(begin)

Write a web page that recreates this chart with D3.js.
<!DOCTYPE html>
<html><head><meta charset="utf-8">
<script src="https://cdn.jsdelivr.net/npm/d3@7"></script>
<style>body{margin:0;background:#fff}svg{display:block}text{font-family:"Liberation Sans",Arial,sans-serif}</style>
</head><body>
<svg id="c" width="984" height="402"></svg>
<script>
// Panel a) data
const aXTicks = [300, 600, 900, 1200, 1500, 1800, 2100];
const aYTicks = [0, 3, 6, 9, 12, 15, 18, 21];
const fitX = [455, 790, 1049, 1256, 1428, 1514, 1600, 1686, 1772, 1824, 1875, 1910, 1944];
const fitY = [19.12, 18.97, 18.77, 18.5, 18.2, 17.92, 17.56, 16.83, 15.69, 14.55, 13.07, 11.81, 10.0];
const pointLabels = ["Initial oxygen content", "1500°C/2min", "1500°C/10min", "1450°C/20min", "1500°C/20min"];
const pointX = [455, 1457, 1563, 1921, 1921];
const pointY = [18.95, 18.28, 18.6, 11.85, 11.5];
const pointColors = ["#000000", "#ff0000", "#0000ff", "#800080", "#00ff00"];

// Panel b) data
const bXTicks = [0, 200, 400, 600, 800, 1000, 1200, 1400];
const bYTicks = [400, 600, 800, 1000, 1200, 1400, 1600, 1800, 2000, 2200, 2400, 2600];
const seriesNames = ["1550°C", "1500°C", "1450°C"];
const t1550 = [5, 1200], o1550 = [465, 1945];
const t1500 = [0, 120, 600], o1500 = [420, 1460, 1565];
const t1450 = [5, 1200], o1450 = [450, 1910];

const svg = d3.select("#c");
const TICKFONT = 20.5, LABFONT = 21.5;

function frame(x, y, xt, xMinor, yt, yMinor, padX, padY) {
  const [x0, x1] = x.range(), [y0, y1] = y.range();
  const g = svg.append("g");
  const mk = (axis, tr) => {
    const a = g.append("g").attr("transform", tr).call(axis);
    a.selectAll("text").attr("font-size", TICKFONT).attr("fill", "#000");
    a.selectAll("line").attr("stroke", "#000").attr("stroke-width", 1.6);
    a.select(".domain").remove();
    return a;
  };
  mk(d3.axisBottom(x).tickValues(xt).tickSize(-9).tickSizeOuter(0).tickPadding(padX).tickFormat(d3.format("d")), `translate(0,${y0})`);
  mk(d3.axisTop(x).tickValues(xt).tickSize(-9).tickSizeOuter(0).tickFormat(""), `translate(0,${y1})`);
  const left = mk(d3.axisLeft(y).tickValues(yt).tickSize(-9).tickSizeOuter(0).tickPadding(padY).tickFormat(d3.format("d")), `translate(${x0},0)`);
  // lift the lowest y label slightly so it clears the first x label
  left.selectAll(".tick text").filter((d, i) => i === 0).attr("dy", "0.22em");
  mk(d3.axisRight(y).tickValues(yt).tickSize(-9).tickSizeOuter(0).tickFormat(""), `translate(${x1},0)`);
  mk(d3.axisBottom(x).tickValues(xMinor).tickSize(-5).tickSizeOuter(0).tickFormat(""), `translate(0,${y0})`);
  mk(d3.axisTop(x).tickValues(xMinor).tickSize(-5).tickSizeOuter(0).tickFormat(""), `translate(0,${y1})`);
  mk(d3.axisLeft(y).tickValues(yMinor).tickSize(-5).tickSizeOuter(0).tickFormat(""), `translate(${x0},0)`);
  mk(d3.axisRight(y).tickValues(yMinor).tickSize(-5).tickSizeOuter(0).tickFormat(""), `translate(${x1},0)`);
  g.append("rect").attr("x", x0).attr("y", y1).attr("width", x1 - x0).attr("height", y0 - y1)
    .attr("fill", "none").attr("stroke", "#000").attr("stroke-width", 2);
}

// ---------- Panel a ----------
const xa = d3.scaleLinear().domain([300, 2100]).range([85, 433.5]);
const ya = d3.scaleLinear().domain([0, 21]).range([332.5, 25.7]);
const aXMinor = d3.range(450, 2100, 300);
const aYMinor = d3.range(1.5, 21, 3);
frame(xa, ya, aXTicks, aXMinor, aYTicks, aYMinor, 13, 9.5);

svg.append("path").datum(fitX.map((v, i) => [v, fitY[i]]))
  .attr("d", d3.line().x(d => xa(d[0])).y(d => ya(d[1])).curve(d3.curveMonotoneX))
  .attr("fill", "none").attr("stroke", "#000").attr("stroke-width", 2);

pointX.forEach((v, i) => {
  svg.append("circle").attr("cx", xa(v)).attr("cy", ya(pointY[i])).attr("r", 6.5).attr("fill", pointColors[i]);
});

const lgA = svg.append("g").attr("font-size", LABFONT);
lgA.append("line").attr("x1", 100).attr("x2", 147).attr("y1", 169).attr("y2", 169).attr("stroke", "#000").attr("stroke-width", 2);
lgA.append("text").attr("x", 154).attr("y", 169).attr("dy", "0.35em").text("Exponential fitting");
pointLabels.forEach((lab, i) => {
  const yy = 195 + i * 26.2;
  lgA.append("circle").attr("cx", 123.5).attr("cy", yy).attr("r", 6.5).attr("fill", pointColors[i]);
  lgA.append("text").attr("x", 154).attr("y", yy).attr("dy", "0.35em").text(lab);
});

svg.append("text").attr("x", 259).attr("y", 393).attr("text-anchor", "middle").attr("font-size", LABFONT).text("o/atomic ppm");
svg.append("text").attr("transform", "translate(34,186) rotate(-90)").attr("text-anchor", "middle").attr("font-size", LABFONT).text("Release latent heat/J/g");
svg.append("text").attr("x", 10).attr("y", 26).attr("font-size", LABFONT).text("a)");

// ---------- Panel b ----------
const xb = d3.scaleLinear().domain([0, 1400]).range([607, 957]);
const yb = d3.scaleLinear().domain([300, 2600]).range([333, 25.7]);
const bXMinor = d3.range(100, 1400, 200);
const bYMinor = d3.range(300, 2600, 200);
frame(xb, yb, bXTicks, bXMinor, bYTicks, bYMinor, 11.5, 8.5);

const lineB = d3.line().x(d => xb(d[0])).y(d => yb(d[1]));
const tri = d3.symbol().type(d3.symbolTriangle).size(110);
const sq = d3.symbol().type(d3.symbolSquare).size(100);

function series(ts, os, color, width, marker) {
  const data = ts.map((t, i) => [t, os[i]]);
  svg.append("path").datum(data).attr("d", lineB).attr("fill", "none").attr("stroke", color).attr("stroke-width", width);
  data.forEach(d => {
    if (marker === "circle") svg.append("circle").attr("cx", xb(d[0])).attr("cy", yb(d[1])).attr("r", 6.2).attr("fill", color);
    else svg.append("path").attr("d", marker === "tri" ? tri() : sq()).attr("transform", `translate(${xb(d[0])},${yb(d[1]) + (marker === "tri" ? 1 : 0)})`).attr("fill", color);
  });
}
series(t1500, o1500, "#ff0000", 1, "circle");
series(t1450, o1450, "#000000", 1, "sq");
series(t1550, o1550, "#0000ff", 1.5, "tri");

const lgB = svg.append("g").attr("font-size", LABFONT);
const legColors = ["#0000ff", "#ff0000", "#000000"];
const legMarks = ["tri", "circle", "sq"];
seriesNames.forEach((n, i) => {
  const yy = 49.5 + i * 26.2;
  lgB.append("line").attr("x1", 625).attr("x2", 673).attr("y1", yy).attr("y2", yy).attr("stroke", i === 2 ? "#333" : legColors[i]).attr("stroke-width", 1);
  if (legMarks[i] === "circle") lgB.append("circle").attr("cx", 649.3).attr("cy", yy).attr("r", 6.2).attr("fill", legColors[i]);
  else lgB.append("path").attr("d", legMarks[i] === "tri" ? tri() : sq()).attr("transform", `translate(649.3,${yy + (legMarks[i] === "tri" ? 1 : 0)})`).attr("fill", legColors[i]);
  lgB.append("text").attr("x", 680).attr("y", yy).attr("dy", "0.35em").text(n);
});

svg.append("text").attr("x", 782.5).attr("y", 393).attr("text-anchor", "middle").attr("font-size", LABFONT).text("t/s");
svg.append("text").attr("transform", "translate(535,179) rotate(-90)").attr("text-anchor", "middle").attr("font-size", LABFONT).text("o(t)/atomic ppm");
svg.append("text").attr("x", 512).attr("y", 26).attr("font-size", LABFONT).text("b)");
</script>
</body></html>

(end)

# JOB
Only the lines from the first line of the material above through the line that contains "const TICKFONT = 20.5, LABFONT = 21.5;" should be quoted, each one exactly.

# CORRECT OUTPUT
Write a web page that recreates this chart with D3.js.
<!DOCTYPE html>
<html><head><meta charset="utf-8">
<script src="https://cdn.jsdelivr.net/npm/d3@7"></script>
<style>body{margin:0;background:#fff}svg{display:block}text{font-family:"Liberation Sans",Arial,sans-serif}</style>
</head><body>
<svg id="c" width="984" height="402"></svg>
<script>
// Panel a) data
const aXTicks = [300, 600, 900, 1200, 1500, 1800, 2100];
const aYTicks = [0, 3, 6, 9, 12, 15, 18, 21];
const fitX = [455, 790, 1049, 1256, 1428, 1514, 1600, 1686, 1772, 1824, 1875, 1910, 1944];
const fitY = [19.12, 18.97, 18.77, 18.5, 18.2, 17.92, 17.56, 16.83, 15.69, 14.55, 13.07, 11.81, 10.0];
const pointLabels = ["Initial oxygen content", "1500°C/2min", "1500°C/10min", "1450°C/20min", "1500°C/20min"];
const pointX = [455, 1457, 1563, 1921, 1921];
const pointY = [18.95, 18.28, 18.6, 11.85, 11.5];
const pointColors = ["#000000", "#ff0000", "#0000ff", "#800080", "#00ff00"];

// Panel b) data
const bXTicks = [0, 200, 400, 600, 800, 1000, 1200, 1400];
const bYTicks = [400, 600, 800, 1000, 1200, 1400, 1600, 1800, 2000, 2200, 2400, 2600];
const seriesNames = ["1550°C", "1500°C", "1450°C"];
const t1550 = [5, 1200], o1550 = [465, 1945];
const t1500 = [0, 120, 600], o1500 = [420, 1460, 1565];
const t1450 = [5, 1200], o1450 = [450, 1910];

const svg = d3.select("#c");
const TICKFONT = 20.5, LABFONT = 21.5;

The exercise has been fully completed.